Wouldn't each addition take time $O(n)$? I am going over the asymptotic runtime of regular matrix multiplication. 
Here  is a lecture slide I am referencing(too much to type out, shown below), from  Algorithms 
Everything makes sense up until the point that the author states that "each addition takes $O(n^2)$ time". Can anyone explain that?
I have a counter example here. Say I have a 4 by 4 matrix.
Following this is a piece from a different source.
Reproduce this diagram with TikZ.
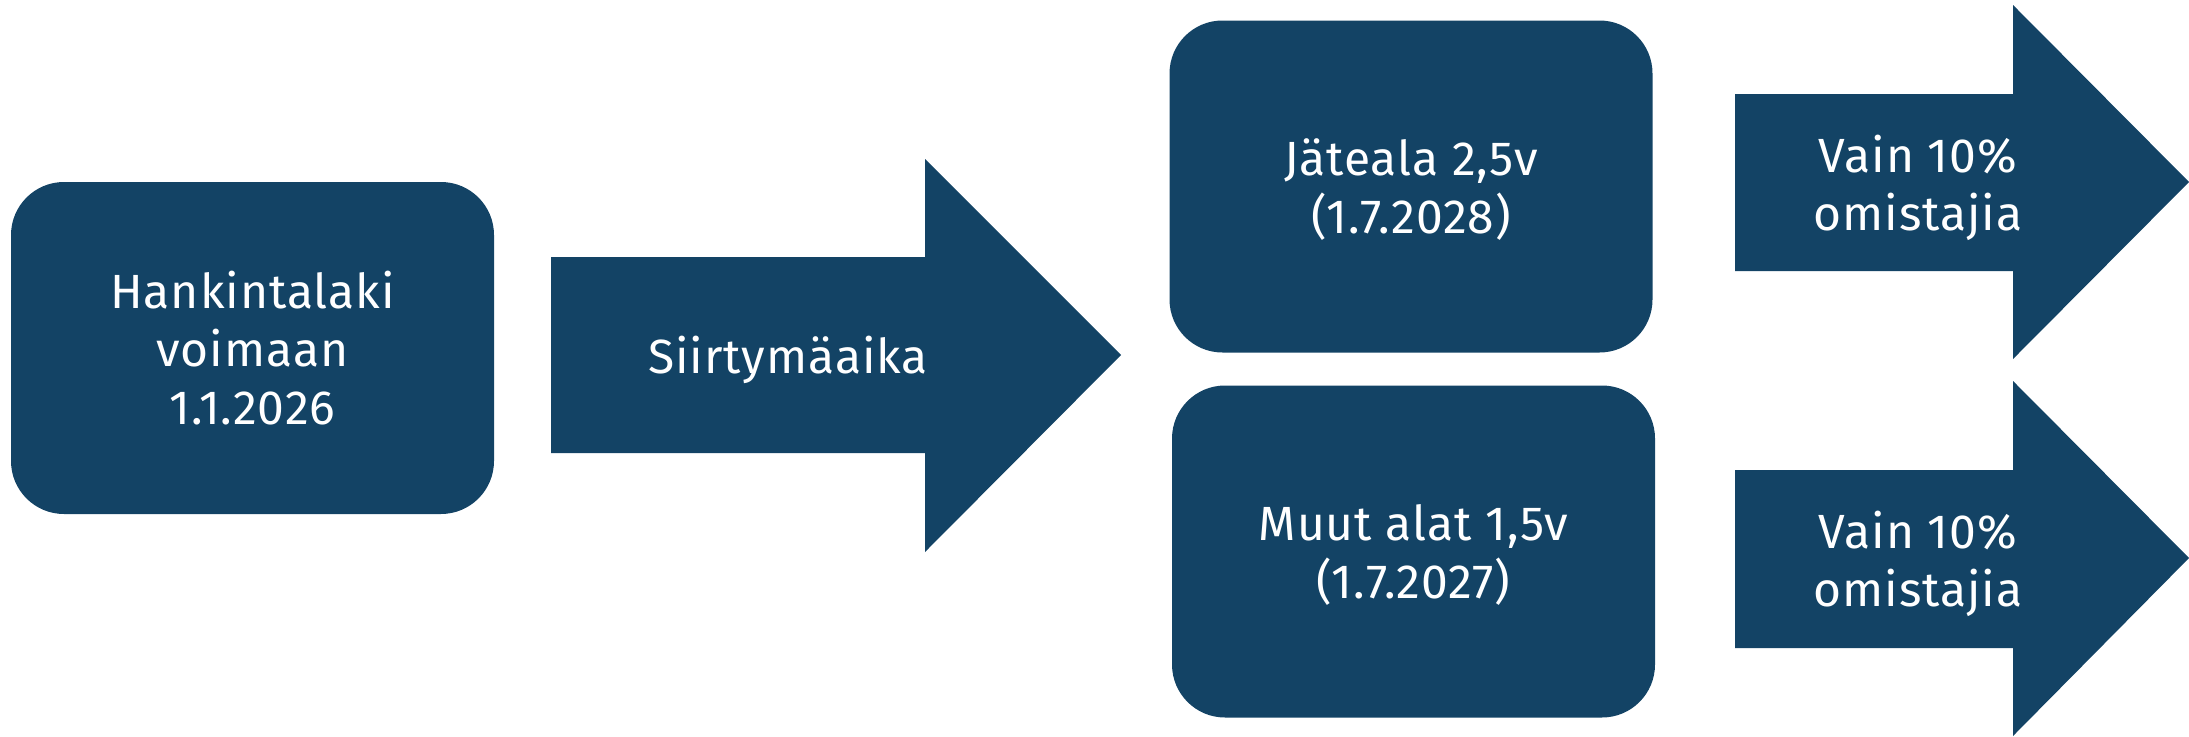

The product of $A$ and $E$ would result in something like (2 by 2 matrix) $$
        \begin{bmatrix}
        1 & 2 \\
        3 & 4  \\
        \end{bmatrix}
$$ and the product of $B$ and $G$ would result in something like $$
        \begin{bmatrix}
        5 & 6 \\
        7 & 8  \\
        \end{bmatrix}
$$
The author argues that one addition runs in $O(n^2)$ but I argue that one addition runs in $O(n)$. Here to add $AE$ and $BG$, you perform additions 1 + 5, 2 + 6, 3 + 7, and 4 + 8, or 4 additions. 4 was the original n, so the runtime of one addition would be $O(n)$
Do you guys agree with my counterexample/argument or did I miss something and runtime of one addition would be $O(n^2)$?
 A: Your matrix is a $2 \times 2$ matrix, which has $2^2=4$ entries. In your example your $n=2$ and $n^2 = 4$.
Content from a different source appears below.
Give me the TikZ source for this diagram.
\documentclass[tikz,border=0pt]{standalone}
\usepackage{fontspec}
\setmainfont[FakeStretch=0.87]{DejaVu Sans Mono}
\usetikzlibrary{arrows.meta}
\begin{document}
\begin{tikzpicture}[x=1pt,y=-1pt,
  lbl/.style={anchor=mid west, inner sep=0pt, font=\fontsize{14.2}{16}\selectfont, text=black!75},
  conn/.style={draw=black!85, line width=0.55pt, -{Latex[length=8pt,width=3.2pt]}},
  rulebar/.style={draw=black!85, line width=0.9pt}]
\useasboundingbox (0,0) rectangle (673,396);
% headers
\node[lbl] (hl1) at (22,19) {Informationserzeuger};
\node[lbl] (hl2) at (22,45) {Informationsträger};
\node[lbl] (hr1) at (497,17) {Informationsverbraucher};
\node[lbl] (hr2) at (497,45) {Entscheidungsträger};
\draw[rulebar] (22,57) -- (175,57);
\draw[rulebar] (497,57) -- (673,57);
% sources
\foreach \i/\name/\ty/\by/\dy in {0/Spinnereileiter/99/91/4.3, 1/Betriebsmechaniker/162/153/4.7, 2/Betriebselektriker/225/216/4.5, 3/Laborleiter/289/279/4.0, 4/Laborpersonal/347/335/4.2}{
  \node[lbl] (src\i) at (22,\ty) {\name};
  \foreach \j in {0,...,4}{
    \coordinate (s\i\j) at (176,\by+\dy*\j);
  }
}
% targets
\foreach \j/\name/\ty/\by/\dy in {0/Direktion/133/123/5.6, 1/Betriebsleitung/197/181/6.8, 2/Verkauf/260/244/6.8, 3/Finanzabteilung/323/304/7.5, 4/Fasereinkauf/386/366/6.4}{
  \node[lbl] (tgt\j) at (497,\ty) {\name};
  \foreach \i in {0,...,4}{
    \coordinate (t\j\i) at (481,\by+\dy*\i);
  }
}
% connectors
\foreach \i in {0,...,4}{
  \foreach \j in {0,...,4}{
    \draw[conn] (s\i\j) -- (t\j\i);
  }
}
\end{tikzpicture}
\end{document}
Adding two $n \times n$ matrices (which have $n^2$ entries) scale as $\mathcal{O}(n^2)$, since you would need to add $n^2$ entries of the first matrix with the $n^2$ entries of the second matrix.
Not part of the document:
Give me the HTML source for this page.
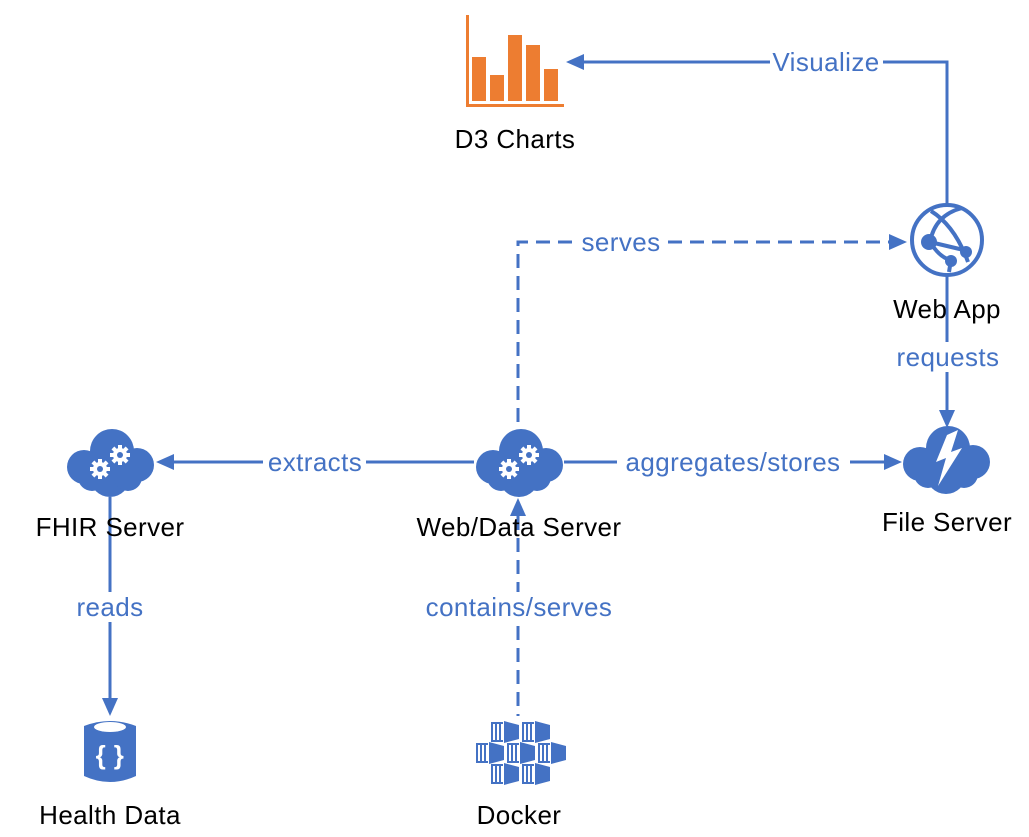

A: $AE$ and $BG$ are each submatrices of size $\frac{1}{2}n \times \frac{1}{2}n$. Hence, each submatrix has $\frac{1}{4}n^2$ entries. Thus, $AE + BG$ requires $\frac{1}{4}n^2 \in \mathcal O(n^2)$ additions. The problem in your small example is that half of $4$, then squared, coincidentally equals $4$.
A: To reconcile this with the general case, note that each block matrix addition adds two matrices of dimension $\frac{n}{2} \times \frac{n}{2}$, so of $\frac{n^2}{4}$ elements, which is the complexity claimed (as constants don't matter). In your case, it happens to be that $$4 = n = \frac{n^2}{4} = \frac{16}{4} = 4$$
Generally, though, be careful with low-dimensional counter examples to asymptotic results.